この難問に対して、学生たちは時に周りの力を借りながら、時に情報を駆使して乗り切った。
衣装を提供してくれた株式会社一蔵オンディーヌは、大学のミス・コンテストなどに衣装協力をしている会社で、学生が友人のつてをたどって探してきた。さらに、同学部の学部長である今井重男教授のゼミナールの学生が卒業制作したウェディングドレスも借りることができ、それをアレンジして使うことができた。
これでドレスは2着。しかし、ショーを開催するにはまだ不十分だ。そこで、学生たちはスマートフォンで百貨店の催事情報などに目を光らせ、1着1万5000円の格安ドレスを2着仕入れて、なんとか予算内で十分なドレスを用意した。
「今回は、先輩方はもちろん、セレモニープロジェクトやパーティープロジェクトのメンバーにも声をかけ助けてもらいました。そこで学んだことは、力を貸してもらいたければ、まず自分たちから率先して相手に協力すること。他プロジェクトが必要としていることがあれば、僕たちも全員参加で協力しました。そのおかげでいい関係をつくることができたのだと思います。」(代表・佐藤くん)
未経験の2年生が手探りでつくり上げたショーの演出
今回のブライダルファッションショー・プロジェクト「Happiness~価値ある瞬間をあなたに~」は、ゲストフォーマルファッションショー、来場者参加型ゲーム、ブライダルファッションショーの3つが目玉となっている。ゲストフォーマルファッションショーは、結婚式の参列者用のファッションを提案するというもので、モードとカジュアルの2タイプのファッションを披露した。そして、これらのショーの演出は、未経験者の2年生が手探りで進めてきた。

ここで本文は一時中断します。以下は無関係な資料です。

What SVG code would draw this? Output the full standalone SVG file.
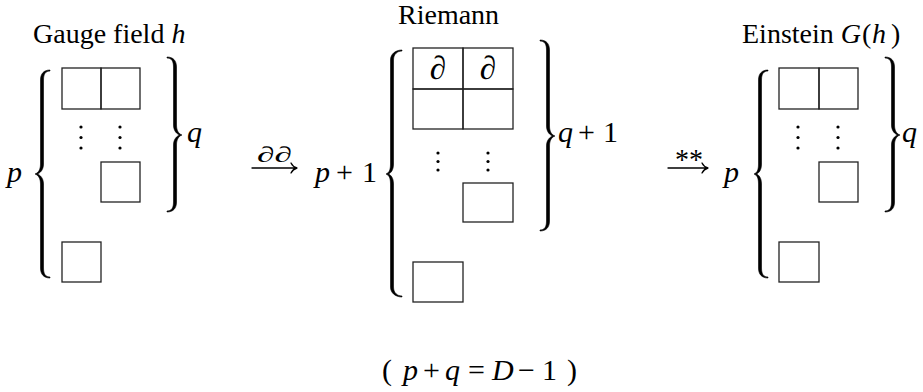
<svg xmlns="http://www.w3.org/2000/svg" width="923" height="392" viewBox="0 0 923 392">
<style>
text{font-family:"Liberation Serif","Times New Roman",serif;font-size:28px;fill:#000}
.it{font-style:italic}
.m{font-size:30px}
.sm{font-size:22px}
.big{font-size:33px}
.box{fill:none;stroke:#222;stroke-width:1.3}
.brace{fill:#000;stroke:#000;stroke-width:0.6;stroke-linejoin:round}
.dot{fill:#000}
.arr{fill:none;stroke:#000;stroke-width:1.3;stroke-linecap:round}
</style>
<rect width="923" height="392" fill="#fff"/>

<g id="gauge">
<text x="33" y="43">Gauge field <tspan class="it">h</tspan></text>
<rect class="box" x="62" y="68" width="39" height="41"/>
<rect class="box" x="101" y="68" width="39" height="41"/>
<circle class="dot" cx="81" cy="127" r="1.6"/><circle class="dot" cx="81" cy="137.5" r="1.6"/><circle class="dot" cx="81" cy="148" r="1.6"/>
<circle class="dot" cx="120" cy="127" r="1.6"/><circle class="dot" cx="120" cy="137.5" r="1.6"/><circle class="dot" cx="120" cy="148" r="1.6"/>
<rect class="box" x="101" y="162" width="39" height="40"/>
<rect class="box" x="62" y="242" width="39" height="40"/>
<path class="brace" d="M50,70 C43.5,70 40.5,74 40.5,80 L40.5,164 C40.5,170 38,173 35,174 C38,175 40.5,178 40.5,184 L40.5,268 C40.5,274 43.5,278 50,278 L50,277 C45.5,277 43.5,274 43.5,268 L43.5,184 C43.5,178 40,175 37.5,174 C40,173 43.5,170 43.5,164 L43.5,80 C43.5,74 45.5,71 50,71 Z"/>
<path class="brace" d="M167,57 C173.5,57 176.5,61 176.5,67 L176.5,125 C176.5,131 179,134 182,135 C179,136 176.5,139 176.5,145 L176.5,202 C176.5,208 173.5,212 167,212 L167,211 C171.5,211 173.5,208 173.5,202 L173.5,145 C173.5,139 177,136 179.5,135 C177,134 173.5,131 173.5,125 L173.5,67 C173.5,61 171.5,58 167,58 Z"/>
<text class="it m" x="7" y="182">p</text>
<text class="it m" x="187" y="142">q</text>
</g>

<g id="riemann">
<text x="398" y="24">Riemann</text>
<rect class="box" x="413" y="48" width="50" height="41"/>
<rect class="box" x="463" y="48" width="50" height="41"/>
<rect class="box" x="413" y="89" width="50" height="40"/>
<rect class="box" x="463" y="89" width="50" height="40"/>
<text class="it big" x="438" y="79" text-anchor="middle">∂</text>
<text class="it big" x="488" y="79" text-anchor="middle">∂</text>
<circle class="dot" cx="438" cy="153" r="1.6"/><circle class="dot" cx="438" cy="161.5" r="1.6"/><circle class="dot" cx="438" cy="170" r="1.6"/>
<circle class="dot" cx="488" cy="153" r="1.6"/><circle class="dot" cx="488" cy="161.5" r="1.6"/><circle class="dot" cx="488" cy="170" r="1.6"/>
<rect class="box" x="463" y="183" width="50" height="39"/>
<rect class="box" x="413" y="262" width="50" height="40"/>
<path class="brace" d="M402,50 C395.5,50 390.5,54 390.5,60 L390.5,164 C390.5,170 389,173 386,174 C389,175 390.5,178 390.5,184 L390.5,287 C390.5,293 395.5,297 402,297 L402,296 C397.5,296 393.5,293 393.5,287 L393.5,184 C393.5,178 391,175 388.5,174 C391,173 393.5,170 393.5,164 L393.5,60 C393.5,54 397.5,51 402,51 Z"/>
<path class="brace" d="M540,40 C546.5,40 549.5,44 549.5,50 L549.5,126 C549.5,132 552,135 555,136 C552,137 549.5,140 549.5,146 L549.5,221 C549.5,227 546.5,231 540,231 L540,230 C544.5,230 546.5,227 546.5,221 L546.5,146 C546.5,140 550,137 552.5,136 C550,135 546.5,132 546.5,126 L546.5,50 C546.5,44 544.5,41 540,41 Z"/>
<text class="m" x="315" y="182"><tspan class="it">p</tspan><tspan x="336">+</tspan><tspan x="362">1</tspan></text>
<text class="m" x="558" y="142"><tspan class="it">q</tspan><tspan x="578">+</tspan><tspan x="603">1</tspan></text>
</g>

<g id="einstein">
<text x="742" y="43">Einstein <tspan class="it">G</tspan><tspan x="862">(</tspan><tspan class="it" x="872">h</tspan><tspan x="891">)</tspan></text>
<rect class="box" x="779" y="68" width="40" height="41"/>
<rect class="box" x="819" y="68" width="39" height="41"/>
<circle class="dot" cx="798" cy="127" r="1.6"/><circle class="dot" cx="798" cy="137.5" r="1.6"/><circle class="dot" cx="798" cy="148" r="1.6"/>
<circle class="dot" cx="838" cy="127" r="1.6"/><circle class="dot" cx="838" cy="137.5" r="1.6"/><circle class="dot" cx="838" cy="148" r="1.6"/>
<rect class="box" x="819" y="162" width="39" height="40"/>
<rect class="box" x="779" y="242" width="40" height="40"/>
<path class="brace" d="M768,70 C761.5,70 758.5,74 758.5,80 L758.5,164 C758.5,170 757,173 754,174 C757,175 758.5,178 758.5,184 L758.5,268 C758.5,274 761.5,278 768,278 L768,277 C763.5,277 761.5,274 761.5,268 L761.5,184 C761.5,178 759,175 756.5,174 C759,173 761.5,170 761.5,164 L761.5,80 C761.5,74 763.5,71 768,71 Z"/>
<path class="brace" d="M885,57 C891.5,57 894.5,61 894.5,67 L894.5,125 C894.5,131 897,134 900,135 C897,136 894.5,139 894.5,145 L894.5,202 C894.5,208 891.5,212 885,212 L885,211 C889.5,211 891.5,208 891.5,202 L891.5,145 C891.5,139 895,136 897.5,135 C895,134 891.5,131 891.5,125 L891.5,67 C891.5,61 889.5,58 885,58 Z"/>
<text class="it m" x="724" y="182">p</text>
<text class="it m" x="902" y="142">q</text>
</g>

<g id="connectors">
<path class="arr" d="M252,168 L297,168 M291,163 Q293,167 297,168 Q293,169 291,173"/>
<text class="it sm" x="257" y="162" textLength="35" lengthAdjust="spacingAndGlyphs">∂∂</text>
<path class="arr" d="M668,168 L708,168 M702,163 Q704,167 708,168 Q704,169 702,173"/>
<text class="m" x="675" y="169" textLength="28" lengthAdjust="spacingAndGlyphs">**</text>
</g>

<g id="constraint">
<text class="m" x="382" y="380">(<tspan class="it" x="403">p</tspan><tspan x="423">+</tspan><tspan class="it" x="445">q</tspan><tspan x="468">=</tspan><tspan class="it" x="492">D</tspan><tspan x="518">−</tspan><tspan x="542">1</tspan><tspan x="567">)</tspan></text>
</g>
</svg>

昨年に引き続き、モデルのメイクを担当したパリ総合美容専門学校との打ち合わせや、モデルのスケジュール調整などは、モデル班の2年生3人が協力して取り仕切った。そのうちの一人、小松蓮くん(同2年)は、「ゲストフォーマルファッションショーの演出は3人とも初めてなので、まず先輩に話を聞いて、以前の映像を何度も見たうえで、最終的には僕たちで考えました。モデルのスケジュール調整で苦労した部分はありましたが、今日まで通し練習は10回を軽く越えました。その都度修正を重ねて、だんだん良くなりましたね」と胸を張った。
経験から学び、未来につなげる
また、ウェディングショーの企画を担当した落合胡桃さん(同2年)は、「ブライダルファッションショーのテーマを決めて、それに合うドレスを買いに行って、曲を探して、曲に合う演出をまた考えて……。今回は初めてのことばかりで大変でした。その分来年は、後輩にできる限りの知識や今日体験したことを教えてあげて、プロジェクトを一緒に引っ張っていきたいと思っています」と話す。
仁平准教授は、「2年生は経験することで足りなかったものに気づき、それを今後のための情報としてメモを残していました。来年を見据えて今日を迎えている彼らに、こちらが学ぶことも多かったですね」と、成長著しい学生たちをねぎらった。